Aujourd’hui nous avons pléthore d’informations sur la Responsabilité sociétale d’une entreprise. Les sociétés communiquent de plus en plus à ce sujet.
Cependant parfois certaines informations sont uniquement descriptives et émises hors contexte. Une société peut ainsi déclarer qu’elle a un turnover de ses salariés de 23%. Ce taux ne signifie pas grand-chose dans une analyse pertinente.

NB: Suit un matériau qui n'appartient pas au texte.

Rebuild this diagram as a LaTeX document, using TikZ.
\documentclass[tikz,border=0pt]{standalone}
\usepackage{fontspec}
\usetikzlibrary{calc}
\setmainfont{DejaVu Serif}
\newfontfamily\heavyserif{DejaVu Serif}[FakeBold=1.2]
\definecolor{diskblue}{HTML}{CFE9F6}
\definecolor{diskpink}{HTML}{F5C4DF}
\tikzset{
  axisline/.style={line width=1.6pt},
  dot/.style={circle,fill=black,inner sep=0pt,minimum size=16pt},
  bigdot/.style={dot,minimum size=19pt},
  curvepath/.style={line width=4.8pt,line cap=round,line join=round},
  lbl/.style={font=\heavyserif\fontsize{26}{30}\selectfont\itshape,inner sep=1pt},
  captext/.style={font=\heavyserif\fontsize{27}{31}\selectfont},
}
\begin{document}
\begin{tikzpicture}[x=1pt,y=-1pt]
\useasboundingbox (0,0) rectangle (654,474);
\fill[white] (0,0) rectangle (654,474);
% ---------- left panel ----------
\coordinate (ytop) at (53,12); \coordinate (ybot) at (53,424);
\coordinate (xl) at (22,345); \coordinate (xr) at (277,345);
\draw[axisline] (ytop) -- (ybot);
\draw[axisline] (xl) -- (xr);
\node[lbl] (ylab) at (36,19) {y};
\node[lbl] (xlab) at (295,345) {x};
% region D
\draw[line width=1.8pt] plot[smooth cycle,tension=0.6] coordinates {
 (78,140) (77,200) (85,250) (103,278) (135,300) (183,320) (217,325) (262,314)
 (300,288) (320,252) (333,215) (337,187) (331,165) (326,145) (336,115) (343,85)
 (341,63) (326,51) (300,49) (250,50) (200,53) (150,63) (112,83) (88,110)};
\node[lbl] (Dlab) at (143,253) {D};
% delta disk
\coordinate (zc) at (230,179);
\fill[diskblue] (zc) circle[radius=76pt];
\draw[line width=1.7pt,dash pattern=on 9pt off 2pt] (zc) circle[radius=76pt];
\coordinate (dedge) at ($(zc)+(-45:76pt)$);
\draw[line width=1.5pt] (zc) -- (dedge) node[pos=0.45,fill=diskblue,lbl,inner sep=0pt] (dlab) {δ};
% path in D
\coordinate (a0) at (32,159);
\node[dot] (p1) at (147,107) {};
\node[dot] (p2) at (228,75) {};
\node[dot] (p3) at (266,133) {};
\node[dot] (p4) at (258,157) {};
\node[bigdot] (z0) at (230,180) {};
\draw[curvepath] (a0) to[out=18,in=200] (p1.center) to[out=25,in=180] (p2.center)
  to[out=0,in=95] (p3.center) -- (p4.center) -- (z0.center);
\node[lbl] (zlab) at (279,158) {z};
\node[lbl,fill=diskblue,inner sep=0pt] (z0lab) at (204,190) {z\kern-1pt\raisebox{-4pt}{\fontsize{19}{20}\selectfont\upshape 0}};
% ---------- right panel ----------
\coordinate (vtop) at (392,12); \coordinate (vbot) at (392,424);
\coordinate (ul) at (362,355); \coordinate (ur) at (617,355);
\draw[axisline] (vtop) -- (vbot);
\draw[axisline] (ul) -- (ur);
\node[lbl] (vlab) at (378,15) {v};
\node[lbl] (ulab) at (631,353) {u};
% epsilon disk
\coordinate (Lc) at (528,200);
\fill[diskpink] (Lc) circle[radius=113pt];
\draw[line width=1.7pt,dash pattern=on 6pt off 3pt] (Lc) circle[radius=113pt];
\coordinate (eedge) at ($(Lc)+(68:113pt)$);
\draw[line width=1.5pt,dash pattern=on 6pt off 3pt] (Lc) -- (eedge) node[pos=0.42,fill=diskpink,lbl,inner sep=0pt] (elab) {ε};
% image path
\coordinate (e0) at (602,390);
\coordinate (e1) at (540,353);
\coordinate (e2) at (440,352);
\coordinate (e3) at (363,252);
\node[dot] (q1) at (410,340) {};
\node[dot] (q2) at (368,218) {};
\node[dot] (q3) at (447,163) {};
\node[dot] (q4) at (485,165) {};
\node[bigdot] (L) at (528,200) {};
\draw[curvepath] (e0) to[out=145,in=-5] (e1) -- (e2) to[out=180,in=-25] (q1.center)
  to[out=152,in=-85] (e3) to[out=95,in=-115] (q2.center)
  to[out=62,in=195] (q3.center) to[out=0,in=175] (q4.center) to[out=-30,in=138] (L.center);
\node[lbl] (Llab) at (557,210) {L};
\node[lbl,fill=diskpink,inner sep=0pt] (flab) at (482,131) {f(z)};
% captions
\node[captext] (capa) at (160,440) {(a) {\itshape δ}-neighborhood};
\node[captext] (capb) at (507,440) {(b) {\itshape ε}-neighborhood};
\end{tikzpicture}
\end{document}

Ce qui est important de savoir c’est comment ce turnover est pris en charge par la direction générale, quelle est sa tendance de long terme et comment cet indicateur est un outil d’aide à la décision au sein de l’entreprise.

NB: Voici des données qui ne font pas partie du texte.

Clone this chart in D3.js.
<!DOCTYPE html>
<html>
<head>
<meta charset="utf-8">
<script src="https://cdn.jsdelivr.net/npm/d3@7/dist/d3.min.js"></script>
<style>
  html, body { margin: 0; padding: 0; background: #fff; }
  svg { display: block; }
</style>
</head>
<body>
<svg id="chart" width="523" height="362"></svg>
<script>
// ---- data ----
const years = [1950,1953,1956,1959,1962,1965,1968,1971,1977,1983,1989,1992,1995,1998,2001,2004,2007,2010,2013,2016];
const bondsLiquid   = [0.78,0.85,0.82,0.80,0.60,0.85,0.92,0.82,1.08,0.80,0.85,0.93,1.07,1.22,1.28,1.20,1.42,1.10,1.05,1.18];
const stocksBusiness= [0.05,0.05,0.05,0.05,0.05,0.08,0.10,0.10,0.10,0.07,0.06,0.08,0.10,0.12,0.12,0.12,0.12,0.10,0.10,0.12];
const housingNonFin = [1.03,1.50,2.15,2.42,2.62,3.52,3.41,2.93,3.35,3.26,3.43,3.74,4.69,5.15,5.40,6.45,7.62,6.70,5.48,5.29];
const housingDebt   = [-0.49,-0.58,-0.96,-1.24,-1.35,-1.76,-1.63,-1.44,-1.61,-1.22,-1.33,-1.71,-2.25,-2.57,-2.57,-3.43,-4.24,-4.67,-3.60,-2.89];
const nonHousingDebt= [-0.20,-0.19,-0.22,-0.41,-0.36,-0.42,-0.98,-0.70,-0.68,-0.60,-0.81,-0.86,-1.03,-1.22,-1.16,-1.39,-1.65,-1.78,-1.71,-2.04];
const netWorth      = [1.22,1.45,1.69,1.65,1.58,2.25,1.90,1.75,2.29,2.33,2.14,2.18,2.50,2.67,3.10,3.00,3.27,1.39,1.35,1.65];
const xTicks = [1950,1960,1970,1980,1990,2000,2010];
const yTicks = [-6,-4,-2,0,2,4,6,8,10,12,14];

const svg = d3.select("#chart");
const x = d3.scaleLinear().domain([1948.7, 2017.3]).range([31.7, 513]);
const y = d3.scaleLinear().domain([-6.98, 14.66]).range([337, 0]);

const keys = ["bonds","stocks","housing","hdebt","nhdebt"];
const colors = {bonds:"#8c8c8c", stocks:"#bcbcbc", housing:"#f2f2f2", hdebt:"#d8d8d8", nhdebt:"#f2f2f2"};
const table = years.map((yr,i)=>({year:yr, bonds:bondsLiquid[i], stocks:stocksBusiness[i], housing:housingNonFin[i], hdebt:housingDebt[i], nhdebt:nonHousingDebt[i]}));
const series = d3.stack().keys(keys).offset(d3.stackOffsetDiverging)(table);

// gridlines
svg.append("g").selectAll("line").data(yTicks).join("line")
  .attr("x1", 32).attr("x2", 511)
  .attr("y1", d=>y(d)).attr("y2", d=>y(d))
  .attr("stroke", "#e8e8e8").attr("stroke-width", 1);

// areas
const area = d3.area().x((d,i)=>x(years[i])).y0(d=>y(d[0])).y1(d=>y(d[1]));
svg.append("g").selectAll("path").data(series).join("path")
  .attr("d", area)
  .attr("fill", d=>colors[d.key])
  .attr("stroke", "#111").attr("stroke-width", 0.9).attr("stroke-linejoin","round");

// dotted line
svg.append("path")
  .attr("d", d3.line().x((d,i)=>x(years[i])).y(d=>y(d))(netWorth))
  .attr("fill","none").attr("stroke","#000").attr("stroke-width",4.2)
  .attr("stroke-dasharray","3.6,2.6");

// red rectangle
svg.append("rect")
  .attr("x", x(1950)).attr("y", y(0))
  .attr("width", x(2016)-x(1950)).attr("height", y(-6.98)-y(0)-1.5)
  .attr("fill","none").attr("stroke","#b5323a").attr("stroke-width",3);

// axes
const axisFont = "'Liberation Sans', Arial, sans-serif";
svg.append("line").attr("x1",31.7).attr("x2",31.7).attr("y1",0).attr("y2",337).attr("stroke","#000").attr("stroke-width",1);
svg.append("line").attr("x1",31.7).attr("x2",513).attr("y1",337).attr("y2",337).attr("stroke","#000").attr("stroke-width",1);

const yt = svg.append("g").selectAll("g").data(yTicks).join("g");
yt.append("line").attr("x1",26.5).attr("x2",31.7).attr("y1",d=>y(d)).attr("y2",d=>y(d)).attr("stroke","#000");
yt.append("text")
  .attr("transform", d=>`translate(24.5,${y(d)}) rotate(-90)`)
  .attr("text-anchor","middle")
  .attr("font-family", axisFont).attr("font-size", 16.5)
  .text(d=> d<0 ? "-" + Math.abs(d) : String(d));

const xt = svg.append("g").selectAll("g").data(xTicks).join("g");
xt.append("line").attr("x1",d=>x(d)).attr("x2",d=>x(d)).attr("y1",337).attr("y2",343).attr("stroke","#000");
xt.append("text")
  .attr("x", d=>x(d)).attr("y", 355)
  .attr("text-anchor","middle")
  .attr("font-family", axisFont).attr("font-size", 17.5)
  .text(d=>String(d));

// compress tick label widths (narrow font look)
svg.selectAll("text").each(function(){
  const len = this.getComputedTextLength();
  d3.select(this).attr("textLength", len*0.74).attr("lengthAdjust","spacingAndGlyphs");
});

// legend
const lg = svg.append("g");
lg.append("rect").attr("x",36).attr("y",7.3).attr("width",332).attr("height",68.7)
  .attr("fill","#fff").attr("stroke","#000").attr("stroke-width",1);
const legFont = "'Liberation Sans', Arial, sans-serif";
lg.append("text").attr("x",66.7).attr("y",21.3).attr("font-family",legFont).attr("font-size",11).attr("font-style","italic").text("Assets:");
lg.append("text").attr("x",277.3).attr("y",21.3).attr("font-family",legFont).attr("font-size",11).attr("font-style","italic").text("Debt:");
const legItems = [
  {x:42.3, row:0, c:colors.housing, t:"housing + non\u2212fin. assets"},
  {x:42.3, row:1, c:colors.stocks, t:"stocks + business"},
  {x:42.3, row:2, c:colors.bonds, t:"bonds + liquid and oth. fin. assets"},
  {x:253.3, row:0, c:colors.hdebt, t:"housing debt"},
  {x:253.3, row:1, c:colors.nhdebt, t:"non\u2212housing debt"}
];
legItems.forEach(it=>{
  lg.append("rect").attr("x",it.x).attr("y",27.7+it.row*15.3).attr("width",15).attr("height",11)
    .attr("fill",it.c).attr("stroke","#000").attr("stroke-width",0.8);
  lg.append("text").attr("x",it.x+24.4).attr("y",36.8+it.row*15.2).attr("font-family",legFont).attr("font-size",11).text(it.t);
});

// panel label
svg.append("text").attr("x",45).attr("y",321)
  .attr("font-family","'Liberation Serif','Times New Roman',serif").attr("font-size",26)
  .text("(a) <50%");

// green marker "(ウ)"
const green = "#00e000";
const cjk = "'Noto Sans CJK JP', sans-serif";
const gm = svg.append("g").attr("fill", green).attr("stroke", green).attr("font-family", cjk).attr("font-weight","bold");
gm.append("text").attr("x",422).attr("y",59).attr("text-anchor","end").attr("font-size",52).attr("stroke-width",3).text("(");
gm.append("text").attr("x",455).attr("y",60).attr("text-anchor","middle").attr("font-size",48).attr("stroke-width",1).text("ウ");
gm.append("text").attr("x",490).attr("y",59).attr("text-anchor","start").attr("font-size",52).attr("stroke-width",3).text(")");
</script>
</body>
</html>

Par ailleurs, parmi les quatre piliers sur lesquels repose notre modèle interne d’évaluation de la responsabilité société d’une entreprise, le moins renseigné est celui du développement du territoire. Il est difficile d’évaluer l’impact de l’entreprise sur son bassin d’emploi ainsi que sa contribution pour créer de produits et services adaptés à son territoire.

Où réside le danger de cette multiplication des informations ?

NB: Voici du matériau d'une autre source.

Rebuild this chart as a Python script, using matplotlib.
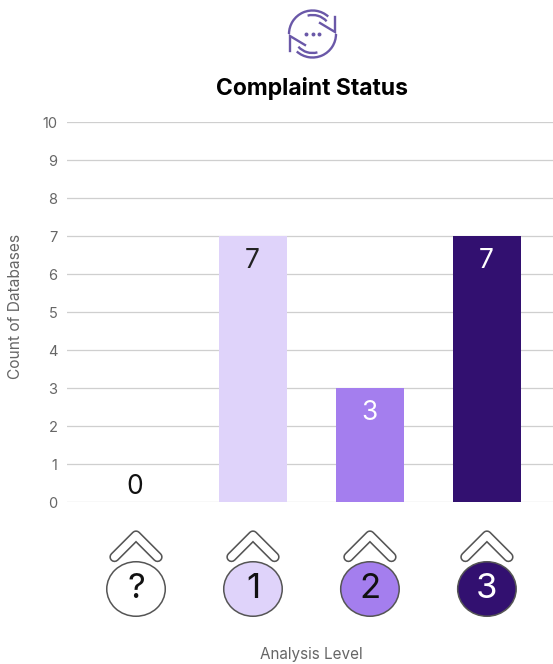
import numpy as np
import matplotlib
matplotlib.use('Agg')
import matplotlib.pyplot as plt
from matplotlib.patches import Ellipse, Arc

plt.rcParams['font.family'] = ['Inter', 'DejaVu Sans']

W, H = 553, 664

levels = ['?', '1', '2', '3']
counts = [0, 7, 3, 7]
bar_colors = ['#ffffff', '#dfd3fa', '#a47eee', '#321070']
text_colors = ['#111111', '#222222', '#ffffff', '#ffffff']
badge_text_colors = ['#111111', '#111111', '#111111', '#ffffff']
y_ticks = list(range(0, 11))

title = 'Complaint Status'
x_label = 'Analysis Level'
y_label = 'Count of Databases'

fig = plt.figure(figsize=(W / 100, H / 100), dpi=100, facecolor='white')

# main axes, placed in pixels
ax = fig.add_axes([67 / W, 1 - 502 / H, (W - 67) / W, 380 / H])
x = np.arange(len(levels))
bars = ax.bar(x, counts, width=0.585, color=bar_colors, zorder=3)
ax.set_xlim(-0.59, 3.565)
ax.set_ylim(0, 10)
ax.set_yticks(y_ticks)
ax.set_xticks([])
ax.tick_params(axis='y', length=0, pad=7, labelsize=10.5, labelcolor='#666666')
ax.grid(True, axis='y', color='#cfcfcf', linewidth=0.9, zorder=0)
for s in ax.spines.values():
    s.set_visible(False)

for bar, c, tc in zip(bars, counts, text_colors):
    cx = bar.get_x() + bar.get_width() / 2
    if c == 0:
        ax.annotate(str(c), (cx, c), xytext=(-1, 1.5), textcoords='offset points',
                    ha='center', va='bottom', fontsize=19, color=tc, zorder=4)
    else:
        ax.annotate(str(c), (cx, c), xytext=(-0.5, -9), textcoords='offset points',
                    ha='center', va='top', fontsize=19, color=tc, zorder=4)

# overlay in pixel coordinates for the icon, badges and labels
ov = fig.add_axes([0, 0, 1, 1], facecolor='none')
ov.set_xlim(0, W)
ov.set_ylim(H, 0)
ov.axis('off')

ov.text(312, 89, title, ha='center', va='center', fontsize=16.5, fontweight='bold', color='#000000')
ov.text(311.5, 654, x_label, ha='center', va='center', fontsize=11, color='#666666')
ov.text(16, 306, y_label, ha='center', va='center', rotation=90, fontsize=11.2, color='#666666')

# badges under each bar
for cx, lab, col, tc in zip(x, levels, bar_colors, badge_text_colors):
    px = 67 + (cx + 0.59) / 4.155 * (W - 67)
    cxs = [px - 21.5, px, px + 21.5]
    cys = [557, 535.5, 557]
    ov.plot(cxs, cys, color='#555555', lw=7.5, solid_capstyle='round', solid_joinstyle='round')
    ov.plot(cxs, cys, color='#ffffff', lw=5.2, solid_capstyle='round', solid_joinstyle='round')
    ov.add_patch(Ellipse((px, 589), 58.5, 54.5, facecolor=col, edgecolor='#555555', lw=1.1, zorder=3))
    ov.text(px, 589, lab, ha='center', va='center', fontsize=25, color=tc, zorder=4)

# refresh icon at the top
icon = '#6a58a8'
for t1, t2 in [(180, 312), (0, 132)]:
    ov.add_patch(Arc((312.5, 34), 47, 47, theta1=t1, theta2=t2, color=icon, lw=1.7))
for t1, t2 in [(255, 318), (75, 138)]:
    ov.add_patch(Arc((312.5, 34), 38, 38, theta1=t1, theta2=t2, color=icon, lw=1.7))
ov.plot([335, 335, 320], [17, 32, 23], color=icon, lw=1.7, solid_joinstyle='miter')
ov.plot([290, 290, 305], [51, 36, 45], color=icon, lw=1.7, solid_joinstyle='miter')
ov.scatter([306, 312.5, 319], [34, 34, 34], s=8, color=icon, linewidths=0)

fig.savefig('out.png', dpi=100, facecolor='white')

Le danger principal réside dans le greenwashing notamment pour les grandes sociétés qui ont les moyens de financer un dispositif de communication d’envergure. Il arrive que lorsqu’on s’intéresse de plus près aux mesures prises pour concrétiser certains engagements, celles-ci ne soient pas à la hauteur. C’est la raison pour laquelle nous nous concentrons moins sur ce que peut raconter une entreprise que sur les résultats qu’elles délivrent, les impacts positifs perceptibles sur l’environnement, ses collaborateurs, ses parties prenantes…

En cela, il est bienvenu de relever que l’information n’est plus le monopole de l’entreprise.
Les informations transmises par les particuliers peuvent s’avérer très précieuses. Des agences spécialisées ou des entreprises d’intelligence artificielle n’hésitent plus à agréger les données provenant des parties prenantes (blogs, tweets, forums…). Bien souvent, celles-ci peuvent aboutir à une image contrastée d’une entreprise qui se présente comme vertueuse.

Quel regard portez-vous sur l’apport que sous-tend le reporting défini par la TCFD ((Task Force on Climate Disclosure) ?

Notre industrie a besoin d’avoir des standards pour permettre une meilleure analyse et comparabilité des informations extra financières. La TCFD établi un cadre de reporting très intéressant pour les risques climatiques. Toutefois nous n’avons pas d’équivalent sur la partie sociale et sur la partie gouvernance.
Le travail effectué par la Commission européenne sur la taxonomie va dans ce sens. Nous accueillons favorablement la démarche qui tend à structurer le marché.